EXERCISE REQUIREMENTS:
Quote verbatim the span of lines that begins the listing below and closes with the line containing "import plotly.graph_objects as go".

Entries with chart source code:
++++++++++++++++++++
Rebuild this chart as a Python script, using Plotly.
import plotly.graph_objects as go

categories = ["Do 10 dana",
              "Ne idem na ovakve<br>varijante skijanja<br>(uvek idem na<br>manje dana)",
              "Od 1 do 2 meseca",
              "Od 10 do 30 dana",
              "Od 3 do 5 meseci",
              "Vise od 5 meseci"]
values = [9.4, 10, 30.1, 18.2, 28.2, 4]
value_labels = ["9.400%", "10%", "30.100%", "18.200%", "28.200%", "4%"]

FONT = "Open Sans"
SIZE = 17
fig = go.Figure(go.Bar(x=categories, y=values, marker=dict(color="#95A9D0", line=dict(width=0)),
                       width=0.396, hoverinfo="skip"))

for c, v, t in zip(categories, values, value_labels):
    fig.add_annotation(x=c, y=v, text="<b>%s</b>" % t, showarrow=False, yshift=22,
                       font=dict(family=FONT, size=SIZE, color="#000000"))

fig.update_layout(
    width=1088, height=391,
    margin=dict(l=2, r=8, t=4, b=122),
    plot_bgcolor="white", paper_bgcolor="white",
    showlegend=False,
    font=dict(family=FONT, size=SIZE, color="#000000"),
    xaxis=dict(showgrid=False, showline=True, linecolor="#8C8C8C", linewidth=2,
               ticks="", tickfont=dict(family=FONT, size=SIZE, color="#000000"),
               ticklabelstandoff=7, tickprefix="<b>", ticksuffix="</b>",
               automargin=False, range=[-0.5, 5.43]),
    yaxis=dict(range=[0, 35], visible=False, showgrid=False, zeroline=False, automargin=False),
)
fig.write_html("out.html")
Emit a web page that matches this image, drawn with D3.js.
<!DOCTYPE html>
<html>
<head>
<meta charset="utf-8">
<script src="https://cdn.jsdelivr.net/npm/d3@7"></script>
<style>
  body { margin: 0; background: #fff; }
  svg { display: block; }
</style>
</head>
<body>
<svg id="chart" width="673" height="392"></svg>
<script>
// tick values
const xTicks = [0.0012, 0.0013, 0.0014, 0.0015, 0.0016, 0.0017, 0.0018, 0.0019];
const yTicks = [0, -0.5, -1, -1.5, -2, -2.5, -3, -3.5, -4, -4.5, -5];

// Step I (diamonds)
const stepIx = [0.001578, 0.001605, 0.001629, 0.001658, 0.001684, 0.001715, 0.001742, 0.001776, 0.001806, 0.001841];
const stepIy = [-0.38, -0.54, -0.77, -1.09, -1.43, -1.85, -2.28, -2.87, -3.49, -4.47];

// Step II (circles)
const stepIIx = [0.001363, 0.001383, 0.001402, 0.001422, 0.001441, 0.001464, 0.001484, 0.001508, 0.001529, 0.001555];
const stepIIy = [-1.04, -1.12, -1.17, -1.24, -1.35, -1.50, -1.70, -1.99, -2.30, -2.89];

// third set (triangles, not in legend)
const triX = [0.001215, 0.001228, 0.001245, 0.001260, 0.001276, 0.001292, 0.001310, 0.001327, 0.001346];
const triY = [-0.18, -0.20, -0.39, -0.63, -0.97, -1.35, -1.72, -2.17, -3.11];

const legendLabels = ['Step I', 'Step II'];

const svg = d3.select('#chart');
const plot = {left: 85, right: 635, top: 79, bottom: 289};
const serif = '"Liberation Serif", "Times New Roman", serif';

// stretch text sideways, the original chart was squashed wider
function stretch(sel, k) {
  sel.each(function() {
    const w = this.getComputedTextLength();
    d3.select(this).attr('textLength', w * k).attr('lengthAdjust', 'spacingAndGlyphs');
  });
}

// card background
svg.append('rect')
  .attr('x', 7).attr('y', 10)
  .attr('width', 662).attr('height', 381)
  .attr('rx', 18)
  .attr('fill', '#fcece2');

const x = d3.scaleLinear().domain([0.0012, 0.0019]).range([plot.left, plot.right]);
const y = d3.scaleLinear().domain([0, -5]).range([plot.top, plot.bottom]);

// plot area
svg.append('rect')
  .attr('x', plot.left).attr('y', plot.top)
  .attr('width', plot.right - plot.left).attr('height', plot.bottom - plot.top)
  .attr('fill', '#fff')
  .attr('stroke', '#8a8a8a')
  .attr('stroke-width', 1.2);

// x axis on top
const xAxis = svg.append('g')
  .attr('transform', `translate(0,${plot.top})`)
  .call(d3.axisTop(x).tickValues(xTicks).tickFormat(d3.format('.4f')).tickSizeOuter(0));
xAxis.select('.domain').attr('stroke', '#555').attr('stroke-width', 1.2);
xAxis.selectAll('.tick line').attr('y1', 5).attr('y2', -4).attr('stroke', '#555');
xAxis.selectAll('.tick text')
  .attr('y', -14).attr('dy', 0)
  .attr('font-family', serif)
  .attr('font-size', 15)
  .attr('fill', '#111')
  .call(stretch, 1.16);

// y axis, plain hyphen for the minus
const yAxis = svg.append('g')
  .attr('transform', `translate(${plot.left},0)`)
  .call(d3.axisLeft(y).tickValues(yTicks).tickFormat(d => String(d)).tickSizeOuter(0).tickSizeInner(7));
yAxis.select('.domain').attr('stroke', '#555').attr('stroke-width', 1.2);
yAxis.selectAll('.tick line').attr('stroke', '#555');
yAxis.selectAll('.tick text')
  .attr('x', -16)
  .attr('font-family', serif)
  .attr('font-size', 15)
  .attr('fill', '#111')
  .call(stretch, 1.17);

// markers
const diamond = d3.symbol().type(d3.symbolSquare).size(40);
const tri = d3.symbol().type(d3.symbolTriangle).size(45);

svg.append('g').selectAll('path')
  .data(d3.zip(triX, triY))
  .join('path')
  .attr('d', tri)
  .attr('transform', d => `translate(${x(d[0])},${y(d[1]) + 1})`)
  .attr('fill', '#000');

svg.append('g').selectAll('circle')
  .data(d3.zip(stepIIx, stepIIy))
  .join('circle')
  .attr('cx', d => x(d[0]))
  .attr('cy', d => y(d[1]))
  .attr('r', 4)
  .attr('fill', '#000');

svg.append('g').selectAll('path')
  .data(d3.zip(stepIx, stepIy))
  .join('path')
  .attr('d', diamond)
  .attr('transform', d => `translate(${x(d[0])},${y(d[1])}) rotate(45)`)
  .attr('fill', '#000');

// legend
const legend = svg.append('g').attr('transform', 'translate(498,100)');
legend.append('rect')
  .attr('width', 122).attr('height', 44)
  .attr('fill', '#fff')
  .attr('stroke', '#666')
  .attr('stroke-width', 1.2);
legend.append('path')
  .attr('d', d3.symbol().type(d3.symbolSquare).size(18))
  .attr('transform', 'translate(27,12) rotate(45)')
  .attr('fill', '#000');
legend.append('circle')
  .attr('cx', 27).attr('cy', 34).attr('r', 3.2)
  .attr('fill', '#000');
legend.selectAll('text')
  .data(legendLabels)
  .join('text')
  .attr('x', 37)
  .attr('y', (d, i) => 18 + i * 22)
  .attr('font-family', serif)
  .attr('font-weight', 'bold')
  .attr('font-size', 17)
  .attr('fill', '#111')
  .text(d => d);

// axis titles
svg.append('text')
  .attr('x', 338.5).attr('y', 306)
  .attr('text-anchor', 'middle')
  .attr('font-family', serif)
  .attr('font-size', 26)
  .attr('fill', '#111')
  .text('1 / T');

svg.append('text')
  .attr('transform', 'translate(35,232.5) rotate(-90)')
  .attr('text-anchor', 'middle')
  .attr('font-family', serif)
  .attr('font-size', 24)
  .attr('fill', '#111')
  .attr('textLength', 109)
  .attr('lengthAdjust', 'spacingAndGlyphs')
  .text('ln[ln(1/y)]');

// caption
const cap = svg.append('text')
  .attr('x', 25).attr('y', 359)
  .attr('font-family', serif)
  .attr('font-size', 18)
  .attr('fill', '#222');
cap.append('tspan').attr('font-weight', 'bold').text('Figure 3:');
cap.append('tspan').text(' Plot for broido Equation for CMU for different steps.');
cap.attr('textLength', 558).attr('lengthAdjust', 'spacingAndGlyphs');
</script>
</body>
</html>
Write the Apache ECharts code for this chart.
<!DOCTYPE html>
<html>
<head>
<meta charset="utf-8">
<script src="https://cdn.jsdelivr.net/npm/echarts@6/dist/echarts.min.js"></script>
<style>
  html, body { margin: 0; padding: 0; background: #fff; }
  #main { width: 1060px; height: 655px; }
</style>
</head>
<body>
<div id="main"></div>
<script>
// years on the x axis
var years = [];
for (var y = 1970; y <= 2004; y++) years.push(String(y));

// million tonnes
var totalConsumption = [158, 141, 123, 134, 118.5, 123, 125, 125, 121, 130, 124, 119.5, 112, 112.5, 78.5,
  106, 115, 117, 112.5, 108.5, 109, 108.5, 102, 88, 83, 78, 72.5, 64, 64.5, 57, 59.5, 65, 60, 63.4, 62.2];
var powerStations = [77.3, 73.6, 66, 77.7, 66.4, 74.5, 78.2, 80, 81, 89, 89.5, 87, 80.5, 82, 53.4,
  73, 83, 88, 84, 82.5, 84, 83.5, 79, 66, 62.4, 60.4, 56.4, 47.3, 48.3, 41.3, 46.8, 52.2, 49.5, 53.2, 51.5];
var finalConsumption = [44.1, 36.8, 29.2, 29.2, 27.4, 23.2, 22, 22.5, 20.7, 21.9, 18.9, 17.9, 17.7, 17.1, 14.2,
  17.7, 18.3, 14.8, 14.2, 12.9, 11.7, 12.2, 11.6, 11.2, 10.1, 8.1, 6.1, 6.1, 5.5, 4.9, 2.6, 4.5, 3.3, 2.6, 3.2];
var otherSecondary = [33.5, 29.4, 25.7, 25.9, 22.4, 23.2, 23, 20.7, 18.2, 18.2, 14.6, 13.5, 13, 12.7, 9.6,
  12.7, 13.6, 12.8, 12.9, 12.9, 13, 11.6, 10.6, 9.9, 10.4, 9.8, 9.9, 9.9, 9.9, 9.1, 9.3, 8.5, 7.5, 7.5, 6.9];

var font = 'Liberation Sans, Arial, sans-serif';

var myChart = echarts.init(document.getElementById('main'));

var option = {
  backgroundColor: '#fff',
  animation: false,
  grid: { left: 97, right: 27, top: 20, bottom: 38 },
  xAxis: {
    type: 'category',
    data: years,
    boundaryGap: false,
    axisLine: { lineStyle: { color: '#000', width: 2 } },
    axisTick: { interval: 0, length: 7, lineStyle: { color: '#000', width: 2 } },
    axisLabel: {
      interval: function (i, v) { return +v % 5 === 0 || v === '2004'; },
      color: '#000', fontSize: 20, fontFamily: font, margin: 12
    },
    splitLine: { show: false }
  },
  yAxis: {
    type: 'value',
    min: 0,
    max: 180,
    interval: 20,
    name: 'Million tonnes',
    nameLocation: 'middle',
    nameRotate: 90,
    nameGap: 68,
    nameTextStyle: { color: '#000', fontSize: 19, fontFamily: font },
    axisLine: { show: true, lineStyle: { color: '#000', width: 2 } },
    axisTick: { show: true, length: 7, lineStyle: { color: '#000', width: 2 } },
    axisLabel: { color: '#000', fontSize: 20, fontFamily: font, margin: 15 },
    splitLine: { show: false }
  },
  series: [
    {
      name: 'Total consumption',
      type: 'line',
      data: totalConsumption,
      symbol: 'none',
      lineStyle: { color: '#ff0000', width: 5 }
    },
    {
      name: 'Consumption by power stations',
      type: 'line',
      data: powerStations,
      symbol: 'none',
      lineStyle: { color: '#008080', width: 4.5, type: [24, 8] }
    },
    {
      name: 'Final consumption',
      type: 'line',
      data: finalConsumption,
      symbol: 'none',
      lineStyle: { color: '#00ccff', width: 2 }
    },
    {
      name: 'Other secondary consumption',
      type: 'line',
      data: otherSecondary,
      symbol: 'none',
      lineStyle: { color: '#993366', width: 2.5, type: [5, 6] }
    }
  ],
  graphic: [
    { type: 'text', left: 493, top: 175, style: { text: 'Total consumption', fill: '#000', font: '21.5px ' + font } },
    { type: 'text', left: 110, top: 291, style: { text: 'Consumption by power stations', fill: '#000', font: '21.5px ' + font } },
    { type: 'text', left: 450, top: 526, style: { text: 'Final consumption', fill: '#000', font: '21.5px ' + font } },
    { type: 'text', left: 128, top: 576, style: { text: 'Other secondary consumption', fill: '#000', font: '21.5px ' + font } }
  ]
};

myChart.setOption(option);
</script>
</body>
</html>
++++++++++++++++++++
SOLUTION TO THIS TASK:
Rebuild this chart as a Python script, using Plotly.
import plotly.graph_objects as go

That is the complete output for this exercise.